What Being Single Taught Me


What does Christian womanhood look like when you're not a wife and mother…and don’t know if you'll ever be?

“Sarah Bolton is in a Relationship” was the first thing that popped up in my Facebook newsfeed that morning.

I held my breath in a dramatic moment of indecision. To like or not to like?

If I liked it, I would acknowledge that I had seen it and I was the last of my high school friends to not be married, engaged, or even in a serious relationship.

If I didn’t like it, she’d notice. She had told me about this guy over coffee the week before and how courteous and intentional he had been—unlike her last boyfriend. From the sparkle in her eye, I knew this guy was someone special.

I winced and I “liked” it. After all, I was happy before her. I just didn’t know what my own future held.

The women of my generation are making the transition from singleness to marriage later in life and this brings up questions we have not had to ponder quite so hard before. We are wondering what Christian womanhood looks like when we are not wives and mothers…and don’t know if we will ever be? Deep down, there is the unsettling truth that Prince Charming might never come. Does that mean God has forgotten about us?

I have had a string of related questions in my own mind the past couple of years as I graduated high school, moved to the big city, and was consistently disappointed when I didn’t find “the one.”

But I learned. Oh, how I have learned.

1. God is More Than Enough

The questions and doubts attached to singleness emerge from the innermost places of our heart. It is where some of our deepest passions and longings lie. So it should be no surprise that this is where Satan launches his most successful attacks.

If you are a single Christian committed to purity, you are under attack. The battle we are engaged in shows up when we face excruciating loneliness, insecurity, or lust. To any young (or old) women reading this, I can tell you that God is more than enough to banish any of those.

Longing for companionship is nothing to be ashamed of. Wanting to build and share a life with someone is good and godly and we should never try to hide it. But when those desires translates into fear or desperation (a willingness to “settle”), it is not of God. Satan never has raw materials, he can only distort what God has already made.

The best way to control our desires is to submit them to their Creator. Every time loneliness or lust rears its ugly head, give it to the Almighty. He made those desires, He knows what to do with them.

2. Don’t Take Singleness Too Seriously

What if he’s the one?!” We text our BFF when the guy we’ve had our eye on for weeks/months finally makes a move and we have a date planned for Friday night. Or after a month or two of dating.

Word of advice: Don’t. 

We can put a lot of pressure on dating and relationship.

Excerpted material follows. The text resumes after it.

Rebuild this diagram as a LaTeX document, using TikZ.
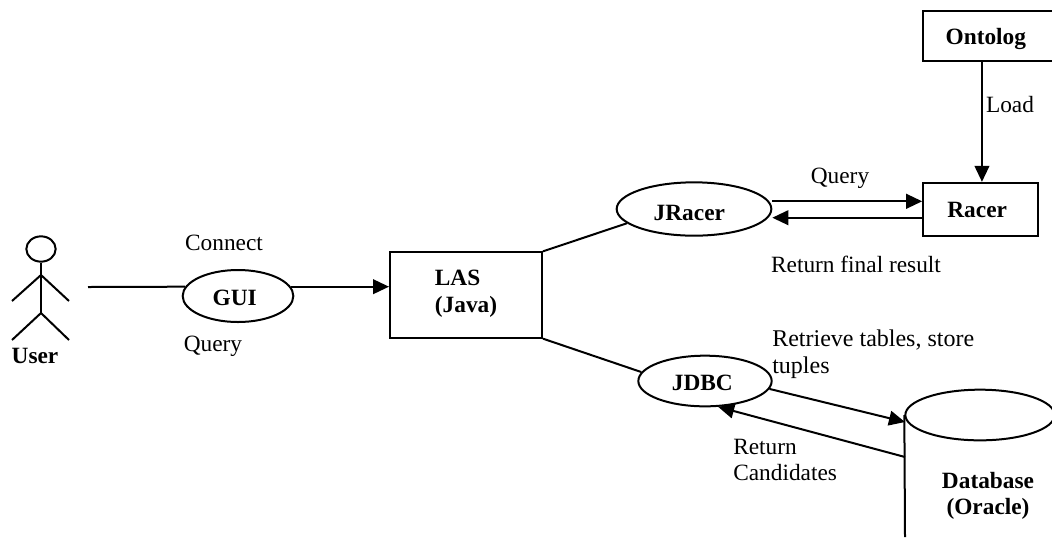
\documentclass[tikz,border=0pt]{standalone}
\usepackage{fontspec}
\setmainfont{Liberation Serif}
\usetikzlibrary{arrows.meta,shapes.geometric}
\newcommand{\txtsize}{\fontsize{17.5}{20}\selectfont}
\tikzset{
	base/.style={line width=1.5pt, color=black},
	oval/.style={base, draw, ellipse, inner sep=0pt, font=\txtsize\bfseries},
	block/.style={base, draw, rectangle, inner sep=0pt, font=\txtsize\bfseries, align=left},
	arr/.style={base, -{Triangle[length=12pt,width=11pt]}},
	lbl/.style={inner sep=0pt, align=left, font=\txtsize},
	strong/.style={inner sep=0pt, align=center, font=\txtsize\bfseries}
}

\begin{document}
\begin{tikzpicture}[x=0.75pt, y=-0.75pt]
		%%%%% START %%%%%
		\useasboundingbox (0, 0) rectangle (1052, 537);
		
		% user
		\node[base, draw, ellipse, minimum width=22pt, minimum height=19pt, inner sep=0pt] (head) at (41, 249) {};
		\coordinate (shoulder) at (41, 275);
		\coordinate (hip) at (41, 313);
		\draw[base] (head.south) -- (hip);
		\draw[base] (12, 301) -- (shoulder) -- (69, 301);
		\draw[base] (12, 340) -- (hip) -- (69, 340);
		\node[strong] (user) at (35, 356) {User};
		\coordinate (userend) at (88, 287);
		
		% nodes
		\node[oval, minimum width=83pt, minimum height=39pt, text height=15pt] (gui) at (238, 296) {\hspace*{-5pt}GUI};
		\node[block, minimum width=114pt, minimum height=64pt, text depth=6pt] (las) at (466, 295) {LAS\\(Java)};
		\node[oval, minimum width=116pt, minimum height=40pt, text height=18pt] (jracer) at (694, 209) {\hspace*{-7pt}JRacer};
		\node[oval, minimum width=100pt, minimum height=38pt, text height=15pt] (jdbc) at (705, 381) {\hspace*{-4pt}JDBC};
		\node[block, minimum width=98.25pt, minimum height=38pt, text height=16pt] (ontolog) at (988.5, 36) {\hspace*{-4pt}Ontolog};
		\node[block, minimum width=86pt, minimum height=40pt] (racer) at (980.5, 209.5) {\hspace*{-5pt}Racer};
		\node[oval, minimum width=112pt, minimum height=38pt] (db) at (980, 415) {};
		\coordinate (dbbottom) at (905, 537);
		\coordinate (dbin) at (905, 422);
		\coordinate (dbout) at (905, 457);
		
		% connectors
		\draw[base] (userend) -- (gui.170);
		\draw[arr] (gui.10) -- (gui.10 -| las.west);
		\draw[base] (las.north east) -- (jracer.192);
		\draw[base] (las.south east) -- (jdbc.172);
		\draw[arr] (racer.172 -| jracer.east) -- (racer.172);
		\draw[arr] (racer.188) -- (racer.188 -| jracer.east);
		\draw[arr] (racer.87 |- ontolog.south) -- (racer.87);
		\draw[arr] (jdbc.-7) -- (dbin);
		\draw[arr] (dbout) -- (jdbc.-63);
		\draw[base] (db.west) -- (dbbottom);
		
		% labels
		\node[lbl] (connectlbl) at (224, 243) {Connect};
		\node[lbl] (querylbl) at (213, 346) {Query};
		\node[lbl] (racerquery) at (840, 178) {Query};
		\node[lbl] (finallbl) at (856, 264) {Return final result};
		\node[lbl] (loadlbl) at (1010, 105) {Load};
		\node[lbl, anchor=west, font=\fontsize{18}{20}\selectfont] (retrievelbl) at (772, 354) {Retrieve tables, store\\tuples};
		\node[lbl, anchor=west] (candlbl) at (733, 460) {Return\\Candidates};
		\node[strong] (dblbl) at (988, 496) {Database\\(Oracle)};
		
		%%%%% END %%%%%
	\end{tikzpicture}
\end{document}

We spend our whole lives dreaming about a future with an unknown guy, a faceless Prince Charming, and sometimes we become desperate to discover who he is. We just don’t want to be single anymore.

This is where patience and discernment is going to be your best friend. Hopefully, any guy you go out with will treat you with kindness and respect, but don’t expect him to be Mr. Perfect and read your mind and quote The Notebook.

You need patience. You can’t tell if this guy has the character you would want in a husband in one evening (wouldn’t that be great though?!). Every good thing takes time. Time to observe, interact, and learn.

Discernment based on godly principles is going to help you out a lot.  Is he slow to listen, but quick to speak? Is he always the first to leave when help is needed? You know what your standards are, does he meet them (or is he striving to)?  If he isn’t the guy for you, don’t sweat it. If you are truly trusting God’s plan, you are not going to place your life’s happiness on one date or one guy.

3. Never Follow Just Your Heart

Let me tell you a story on why following your heart isn’t always a good idea.

His name was Will.  When I first met him on a cold January afternoon, I was tongue-tied before I could even utter a hello (bless my heart). He was tall, good-looking, held my door, cooked the best meals, had an incredible wit and quoted C.S. Lewis to me when I was sad. Ah, to say I was head-over-heels would be an understatement!

By God’s grace, I eventually saw through Will’s good-looking facade. After a series of events, I learned that he was manipulative and that he had lied to me more than once. I was hurt and confused, but I didn’t react furiously and hope foolishly that I was somehow mistaken. I moved on.

This attitude wasn’t easy, but I was able to healthily separate facts from feelings because I trusted in God’s protection rather than the desires of my own heart. How difficult it is to act against your own flesh! Everything in you screams to act one way, but the Bible very clearly states the opposite. Do we act on truth or on feeling? That is our moment of decision.


These all have obtained a good report through faith, but they did not receive the promise. For God provided something better for us, so that with us they would be made perfect (Hebrews 11:39-40 ESV)

God doesn’t want us to be miserable, but He does want us to learn to abide in Him at all costs. Whether married or unmarried, dating or single, we all wrestle with discontent and unfulfilled desires.

Maybe He wants me to be like my mom and get married and have five kids. Maybe He plans on me living a life of singleness that is dedicated wholly to Him. So be it. Whatever He requires, I willingly oblige because I understand that I am His. Whether I am married or single, God always, always comes first.